Ce qui est définitivement mystérieux, c’est l’origine de cette pulsion vitale. Ni les savants ni les philosophes ne nous diront jamais pourquoi il existe quelque chose plutôt que rien. C’est la limite infranchissable de la compétence humaine. Par contre, cette pulsion, nous en éprouvons l’existence à chaque instant dans notre for intérieur. Comment la nommer ? En langage technique, il est un terme commode et « de vieille souche », comme dit Philippe Jousset : Dieu.

Mais attention, Dieu immanent ! C’est-à-dire Dieu dans le monde, que Pierre Leroux appelait aussi Vie universelle. On peut bien mettre la majuscule tant la Vie universelle transcende notre petite personne tout en restant immanente au monde. La Vie universelle, personne ne nous demande si nous y croyons ou si nous n’y croyons pas. Elle est comme une flèche qui nous transperce, dirigée de l’amibe à l’ange, bien connue depuis Étienne Geoffroy Saint-Hilaire et Jean-Baptiste de Lamarck.

J’ai eu la grande satisfaction de découvrir que les deux penseurs qui m’ont le plus inspiré, le psychologue Paul Diel et le politique Pierre Leroux se rencontraient sur ce point comme sur les autres. Quel sentiment peut nous inspirer le sentiment d’être traversé par la vie universelle ? L’admiration et l’effroi, observe Diel. L’admiration devant l’existence du monde, les merveilles de la nature, le phallus qui se dresse devant la beauté et tant d’autres choses. L’effroi devant notre impuissance devant le mystère, devant de notre petitesse, devant notre disparition programmée.

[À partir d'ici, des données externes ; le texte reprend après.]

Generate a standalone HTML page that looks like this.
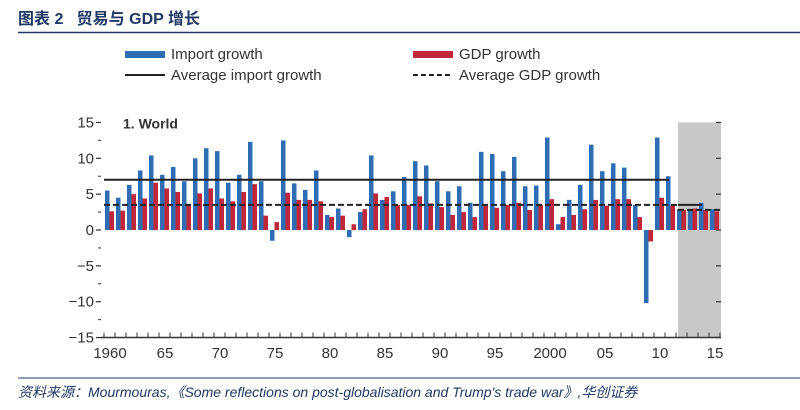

Après, la proportion de ces deux sentiments, l’admiration et l’effroi, est variable d’une personne à l’autre et selon les moments de la vie. On appelle ça joie de vivre ou mélancolie. C’est la grande question et la seule. Elle n’est que le miroir de notre personne, elle-même parcelle de la vie universelle et ne dit rien sur le Dieu transcendant né à Ur il y a 3 ou 4000 ans

Plutôt que de crier Moi, je suis athée ! quand on me demande si je crois en Dieu, je retourne immédiatement la question : Dieu immanent ou dieu transcendant ? Cela a l'avantage secondaire de ne pas fermer la porte au dialogue avec un croyant juif, chrétien ou musulman. Il est probable d'ailleurs que l'érection d'un Dieu transcendant ait justement pour origine les sentiments d'admiration et l'effroi.


Photo : Route de Bastia à Corte en novembre 2017.